While I’m looking forward to reading how the authors flesh out the theme, much of what they are saying echoes with what I understand about restorative justice. This includes a discussion about how one’s explanation of poverty will define the approach that person takes to poverty alleviation.  The idea that poverty is related to broken relationships also offers a lens for understanding how those engaged in poverty alleviation see themselves in relations to those they are trying to help. Both hint to many of the lessons I’ve learned from restorative justice. 

First, how we understand problems will define our answers. So, as the book argues, if we see poverty as a lack of material resources then the answer is to replace those resources. The same is true with the way we define crime. If we see crime as a calculated choice based on a cost/benefit analysis, then our response will be a tough on crime approach  that seeks to make crime cost more than it’s worth. 

However, if our understanding is that crime is multi-faceted, involving various relationships and concerns, then our response to crime will be more nuanced and considered. This means understanding that crime ripples through a community affecting many different people in different ways.
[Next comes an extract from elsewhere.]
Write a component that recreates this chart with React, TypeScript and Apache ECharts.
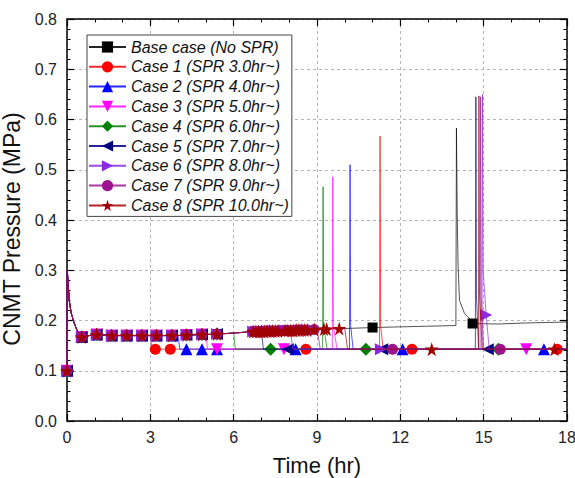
import React, { useEffect, useRef } from 'react';
import * as echarts from 'echarts';

type Pt = [number, number];

// ---- data ----
const seriesNames = [
  'Base case (No SPR)',
  'Case 1 (SPR 3.0hr~)',
  'Case 2 (SPR 4.0hr~)',
  'Case 3 (SPR 5.0hr~)',
  'Case 4 (SPR 6.0hr~)',
  'Case 5 (SPR 7.0hr~)',
  'Case 6 (SPR 8.0hr~)',
  'Case 7 (SPR 9.0hr~)',
  'Case 8 (SPR 10.0hr~)',
];

// SPR start time (hr) of each case (Infinity = no SPR)
const sprStart = [Infinity, 3.0, 4.0, 5.0, 6.0, 7.0, 8.05, 9.0, 10.0];

// trace shared by every case until its SPR starts
const sharedTrace: Pt[] = [
  [0, 0.1], [0.01, 0.3], [0.08, 0.24], [0.15, 0.215], [0.25, 0.196], [0.35, 0.182],
  [0.45, 0.172], [0.53, 0.167], [0.8, 0.17], [1.07, 0.172], [1.61, 0.17], [2.15, 0.17],
  [2.7, 0.17], [3.0, 0.17], [3.22, 0.17], [3.78, 0.17], [4.0, 0.17], [4.3, 0.171],
  [4.86, 0.172], [5.0, 0.172], [5.4, 0.173], [6.0, 0.175], [6.7, 0.178], [7.0, 0.178],
  [7.6, 0.179], [8.05, 0.18], [8.6, 0.181], [9.0, 0.182], [9.3, 0.183], [9.8, 0.184],
  [10.0, 0.184], [11.0, 0.186], [14.0, 0.19],
];

// symbols on the shared trace
const sharedMarks: Pt[] = [
  [0, 0.1], [0.53, 0.167], [1.07, 0.172], [1.61, 0.17], [2.15, 0.17], [2.7, 0.17],
  [3.22, 0.17], [3.78, 0.17], [4.3, 0.171], [4.86, 0.172], [5.4, 0.173],
  [6.7, 0.178], [6.8, 0.178], [6.9, 0.178], [7.0, 0.178], [7.1, 0.178], [7.2, 0.179],
  [7.3, 0.179], [7.4, 0.179], [7.5, 0.179], [7.6, 0.179], [7.85, 0.18], [7.95, 0.18],
  [8.05, 0.18], [8.15, 0.18], [8.25, 0.181], [8.35, 0.181], [8.45, 0.181], [8.55, 0.181],
  [8.65, 0.181], [8.9, 0.182], [9.25, 0.183], [9.35, 0.183], [9.8, 0.184],
];

const basePost: Pt[] = [
  [14.02, 0.583], [14.05, 0.4], [14.08, 0.307], [14.13, 0.24], [14.31, 0.214],
  [14.49, 0.204], [14.6, 0.194], [15.5, 0.193], [16.5, 0.195], [18, 0.197],
];
const baseMarks: Pt[] = [
  [0, 0.1], [0.53, 0.167], [1.07, 0.172], [1.61, 0.17], [2.15, 0.17], [2.7, 0.17],
  [3.22, 0.17], [3.78, 0.17], [4.3, 0.171], [4.86, 0.172], [5.4, 0.173],
  [7.75, 0.18], [11.0, 0.186], [14.6, 0.194],
];

const case1Post: Pt[] = [[3.06, 0.143], [11.25, 0.143], [11.27, 0.567], [11.29, 0.19], [11.38, 0.143], [18, 0.143]];
const case2Post: Pt[] = [[4.06, 0.143], [10.17, 0.143], [10.19, 0.51], [10.21, 0.19], [10.3, 0.143], [18, 0.143]];
const case3Post: Pt[] = [[5.06, 0.143], [9.55, 0.143], [9.57, 0.486], [9.59, 0.19], [9.72, 0.143], [18, 0.143]];
const case4Post: Pt[] = [[6.06, 0.143], [9.2, 0.143], [9.22, 0.466], [9.24, 0.19], [9.36, 0.143], [18, 0.143]];
const case5Post: Pt[] = [[7.07, 0.143], [14.7, 0.143], [14.72, 0.645], [14.74, 0.25], [14.82, 0.143], [18, 0.143]];
const case6Post: Pt[] = [[8.12, 0.143], [14.94, 0.143], [14.96, 0.65], [14.98, 0.3], [15.09, 0.211], [15.2, 0.143], [18, 0.143]];
const case7Post: Pt[] = [[9.12, 0.143], [14.87, 0.143], [14.89, 0.645], [14.91, 0.25], [15.0, 0.143], [18, 0.143]];
const case8Post: Pt[] = [[10.1, 0.143], [14.81, 0.143], [14.83, 0.647], [14.85, 0.25], [14.95, 0.143], [18, 0.143]];

const case1Marks: Pt[] = [[3.18, 0.143], [3.72, 0.143], [8.6, 0.143], [12.42, 0.143], [17.65, 0.143]];
const case2Marks: Pt[] = [[4.3, 0.143], [4.86, 0.143], [5.4, 0.143], [8.23, 0.143], [12.08, 0.143], [17.17, 0.143]];
const case3Marks: Pt[] = [[5.4, 0.143], [7.81, 0.143], [16.53, 0.143]];
const case4Marks: Pt[] = [[7.33, 0.143], [10.76, 0.143], [15.53, 0.143]];
const case5Marks: Pt[] = [[7.95, 0.143], [11.35, 0.143], [15.15, 0.143]];
const case6Marks: Pt[] = [[11.3, 0.143], [15.09, 0.211]];
const case7Marks: Pt[] = [[11.72, 0.143], [15.6, 0.143]];
const case8Marks: Pt[] = [[13.13, 0.143], [17.55, 0.143]];

const postTraces: Pt[][] = [basePost, case1Post, case2Post, case3Post, case4Post, case5Post, case6Post, case7Post, case8Post];
const ownMarks: Pt[][] = [[], case1Marks, case2Marks, case3Marks, case4Marks, case5Marks, case6Marks, case7Marks, case8Marks];

// ---- styles ----
const colors = ['#000000', '#ff0000', '#0000ff', '#ff00ff', '#008000', '#000080', '#8a2be2', '#9c1490', '#a00000'];
const STAR = 'path://M50,0 L61,35 L98,35 L68,57 L79,91 L50,70 L21,91 L32,57 L2,35 L39,35 Z';
const symbols = [
  'rect', 'circle', 'triangle', 'path://M0,0 L10,0 L5,10 Z', 'diamond',
  'path://M10,0 L10,10 L0,5 Z', 'path://M0,0 L10,5 L0,10 Z', 'circle', STAR,
];
const symbolSizes = [10, 11, 12, 12, 13, 12, 12, 11, 14];
const FONT = "'Liberation Sans', Arial, sans-serif";

function buildData(line: Pt[], marks: Pt[]) {
  const items: { value: Pt; symbol?: string; k: number }[] = [
    ...line.map((p) => ({ value: p, symbol: 'none', k: 0 })),
    ...marks.map((p) => ({ value: p, k: 1 })),
  ];
  items.sort((a, b) => a.value[0] - b.value[0] || a.k - b.k);
  return items.map(({ k, ...rest }) => rest);
}

export default function App() {
  const ref = useRef<HTMLDivElement>(null);
  useEffect(() => {
    if (!ref.current) return;
    const chart = echarts.init(ref.current, undefined, { renderer: 'svg' });

    const series = seriesNames.map((name, i) => {
      const spr = sprStart[i];
      const line = [...sharedTrace.filter((p) => p[0] <= spr), ...postTraces[i]];
      const marks = [...(i === 0 ? baseMarks : sharedMarks.filter((p) => p[0] < spr)), ...ownMarks[i]];
      return {
        name,
        type: 'line',
        xAxisIndex: 0,
        yAxisIndex: 0,
        data: buildData(line, marks),
        symbol: symbols[i],
        symbolSize: symbolSizes[i],
        showAllSymbol: true,
        itemStyle: { color: colors[i] },
        lineStyle: { color: colors[i], width: 0.8, opacity: 0.85 },
        emphasis: { disabled: true },
        z: 2 + i,
      };
    });

    const axisLine = { show: true, onZero: false, lineStyle: { color: '#000', width: 1.5 } };
    const axisTick = { show: true, inside: true, length: 7, lineStyle: { color: '#000', width: 1.2 } };
    const splitLine = { show: true, lineStyle: { color: '#b4b4b4', type: [3, 3] as any, width: 1 } };
    const minorTick = (n: number) => ({ show: true, splitNumber: n, length: 3.5, lineStyle: { color: '#000', width: 1 } });

    chart.setOption({
      animation: false,
      backgroundColor: '#ffffff',
      grid: { left: 67, right: 8, top: 19, bottom: 57, containLabel: false, outerBoundsMode: 'none' },
      legend: {
        orient: 'vertical',
        left: 87,
        top: 35,
        padding: [3, 3, 2, 1],
        itemWidth: 37,
        itemHeight: 14,
        itemGap: 1.8,
        borderColor: '#444',
        borderWidth: 1,
        backgroundColor: '#ffffff',
        textStyle: { fontSize: 16, fontStyle: 'italic', color: '#111', fontFamily: FONT, lineHeight: 18 },
        data: seriesNames,
      },
      xAxis: [
        {
          type: 'value', min: 0, max: 18, interval: 3, position: 'bottom',
          axisLine, axisTick, minorTick: minorTick(3),
          axisLabel: { fontSize: 16, color: '#222', margin: 8, fontFamily: FONT },
          splitLine,
          name: 'Time (hr)', nameLocation: 'middle', nameGap: 33,
          nameTextStyle: { fontSize: 22, color: '#111', fontFamily: FONT },
        },
        {
          type: 'value', min: 0, max: 18, interval: 3, position: 'top',
          axisLine, axisTick, minorTick: minorTick(3),
          axisLabel: { show: false }, splitLine: { show: false },
        },
      ],
      yAxis: [
        {
          type: 'value', min: 0, max: 0.8, interval: 0.1, position: 'left',
          axisLine, axisTick, minorTick: minorTick(5),
          axisLabel: { fontSize: 16, color: '#222', margin: 10, fontFamily: FONT, formatter: (v: number) => v.toFixed(1) },
          splitLine,
          name: 'CNMT Pressure (MPa)', nameLocation: 'middle', nameGap: 39,
          nameTextStyle: { fontSize: 23, color: '#111', fontFamily: FONT, padding: [0, 18, 0, 0] },
        },
        {
          type: 'value', min: 0, max: 0.8, interval: 0.1, position: 'right',
          axisLine, axisTick, minorTick: minorTick(5),
          axisLabel: { show: false }, splitLine: { show: false },
        },
      ],
      series,
    } as any);
    return () => chart.dispose();
  }, []);
  return <div ref={ref} style={{ position: 'fixed', left: 0, top: 0, width: 575, height: 478 }} />;
}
Such recognition opens doors for more voices in the process to develop a broader understanding of the causes of a crime and create ways of addressing those as well as shaping responses that meet the needs of those who have been harmed. 

 Secondly, our understanding of the individuals will shape our responses to them. If we see those who commit crime as morally inferior then our reactions will communicate that view. If our view is that offenders need to be fixed, we will develop strategies to fix them and impose those. However, if we see them as human beings capable of making different decisions then we will offer them that opportunity.  

For me, this is the beauty of restorative justice. It opens our eyes to see the humanity of those caught up in crime – both victim and offender. Through restorative processes or responses we have an opportunity to walk alongside those who have been harmed and those who have caused harm.  We can create spaces to help them discover their strengths, their abilities and their own pathways toward making things right, for restoration and, if desired, for reconciliation. In other words, restorative justice theory and practice provide a framework for dealing with broken relationships and creating healthier communities.